Given exercise
Report every line in the listing below where the string "Write" shows up.

Material to process
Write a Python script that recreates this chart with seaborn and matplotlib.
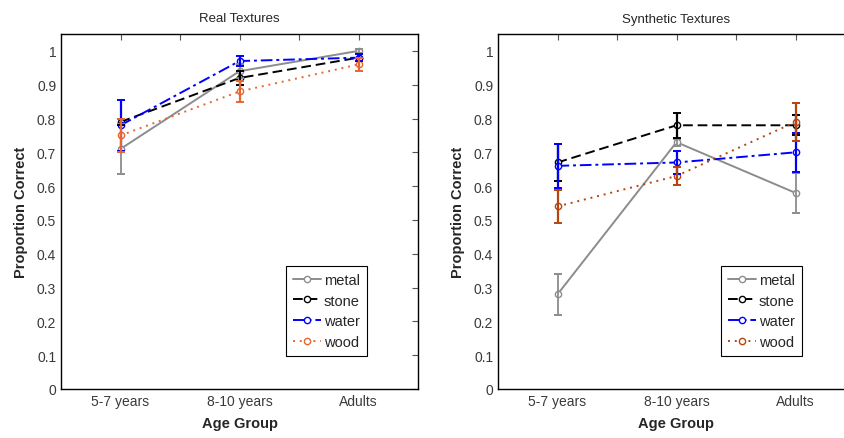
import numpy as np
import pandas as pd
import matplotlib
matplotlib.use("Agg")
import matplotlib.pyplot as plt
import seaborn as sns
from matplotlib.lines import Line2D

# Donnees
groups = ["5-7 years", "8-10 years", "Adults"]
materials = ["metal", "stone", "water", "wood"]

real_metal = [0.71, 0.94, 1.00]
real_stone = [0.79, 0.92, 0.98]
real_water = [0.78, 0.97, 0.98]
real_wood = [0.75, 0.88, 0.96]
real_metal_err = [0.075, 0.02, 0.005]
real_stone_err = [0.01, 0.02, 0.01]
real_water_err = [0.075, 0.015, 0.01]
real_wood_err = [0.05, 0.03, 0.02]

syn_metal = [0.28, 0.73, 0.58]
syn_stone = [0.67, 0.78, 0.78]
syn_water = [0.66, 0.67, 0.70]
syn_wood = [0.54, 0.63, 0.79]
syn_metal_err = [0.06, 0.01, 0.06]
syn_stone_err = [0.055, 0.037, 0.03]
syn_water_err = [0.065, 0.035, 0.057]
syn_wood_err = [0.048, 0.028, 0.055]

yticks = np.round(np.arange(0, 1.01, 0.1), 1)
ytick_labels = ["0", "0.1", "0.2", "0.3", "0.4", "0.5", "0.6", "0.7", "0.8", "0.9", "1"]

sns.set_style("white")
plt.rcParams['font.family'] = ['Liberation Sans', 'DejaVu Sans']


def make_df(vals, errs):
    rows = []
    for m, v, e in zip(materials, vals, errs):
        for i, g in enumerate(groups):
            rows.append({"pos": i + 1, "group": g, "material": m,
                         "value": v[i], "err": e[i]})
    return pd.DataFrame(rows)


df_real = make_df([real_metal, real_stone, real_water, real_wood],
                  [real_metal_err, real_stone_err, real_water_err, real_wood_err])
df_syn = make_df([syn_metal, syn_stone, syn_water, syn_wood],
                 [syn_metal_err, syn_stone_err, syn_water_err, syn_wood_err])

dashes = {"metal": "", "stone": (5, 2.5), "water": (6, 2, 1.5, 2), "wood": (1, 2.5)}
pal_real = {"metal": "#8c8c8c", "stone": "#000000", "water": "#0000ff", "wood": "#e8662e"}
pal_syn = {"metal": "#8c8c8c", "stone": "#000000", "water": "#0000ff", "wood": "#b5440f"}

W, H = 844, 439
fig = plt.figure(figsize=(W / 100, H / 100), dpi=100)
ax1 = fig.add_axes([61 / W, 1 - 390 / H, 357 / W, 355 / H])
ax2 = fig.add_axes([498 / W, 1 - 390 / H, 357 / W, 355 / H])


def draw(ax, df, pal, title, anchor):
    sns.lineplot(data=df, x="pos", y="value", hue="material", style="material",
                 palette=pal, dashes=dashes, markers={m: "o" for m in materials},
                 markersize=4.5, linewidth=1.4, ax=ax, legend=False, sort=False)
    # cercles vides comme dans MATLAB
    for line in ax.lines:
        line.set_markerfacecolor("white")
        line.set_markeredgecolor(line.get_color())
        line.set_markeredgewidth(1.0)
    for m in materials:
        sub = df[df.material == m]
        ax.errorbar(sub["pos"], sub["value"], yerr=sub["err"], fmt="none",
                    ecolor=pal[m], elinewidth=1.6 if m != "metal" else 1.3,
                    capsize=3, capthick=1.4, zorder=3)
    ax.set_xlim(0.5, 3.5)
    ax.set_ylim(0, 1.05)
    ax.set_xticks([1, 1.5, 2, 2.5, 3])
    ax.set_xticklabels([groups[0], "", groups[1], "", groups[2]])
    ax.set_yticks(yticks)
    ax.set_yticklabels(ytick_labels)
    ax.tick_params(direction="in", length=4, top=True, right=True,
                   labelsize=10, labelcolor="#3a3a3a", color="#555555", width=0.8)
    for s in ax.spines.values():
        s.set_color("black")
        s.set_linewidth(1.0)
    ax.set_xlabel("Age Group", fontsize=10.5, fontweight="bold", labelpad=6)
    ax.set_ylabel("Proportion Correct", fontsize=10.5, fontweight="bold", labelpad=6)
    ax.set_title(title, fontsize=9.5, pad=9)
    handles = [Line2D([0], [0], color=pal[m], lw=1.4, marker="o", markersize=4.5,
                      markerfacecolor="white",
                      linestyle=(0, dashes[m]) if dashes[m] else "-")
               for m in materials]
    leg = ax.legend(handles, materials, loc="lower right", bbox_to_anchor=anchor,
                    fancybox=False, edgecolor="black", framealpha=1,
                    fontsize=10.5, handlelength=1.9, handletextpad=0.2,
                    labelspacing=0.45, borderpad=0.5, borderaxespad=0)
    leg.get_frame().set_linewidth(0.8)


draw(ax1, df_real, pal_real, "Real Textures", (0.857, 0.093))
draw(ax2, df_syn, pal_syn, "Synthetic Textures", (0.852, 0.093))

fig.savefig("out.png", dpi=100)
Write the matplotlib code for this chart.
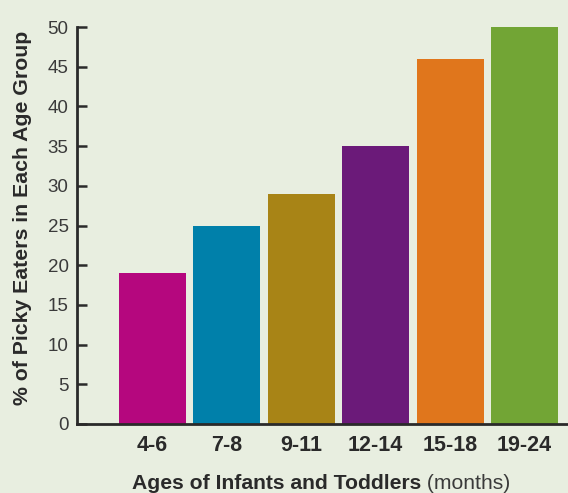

Finished task
Write a Python script that recreates this chart with seaborn and matplotlib.
Write the matplotlib code for this chart.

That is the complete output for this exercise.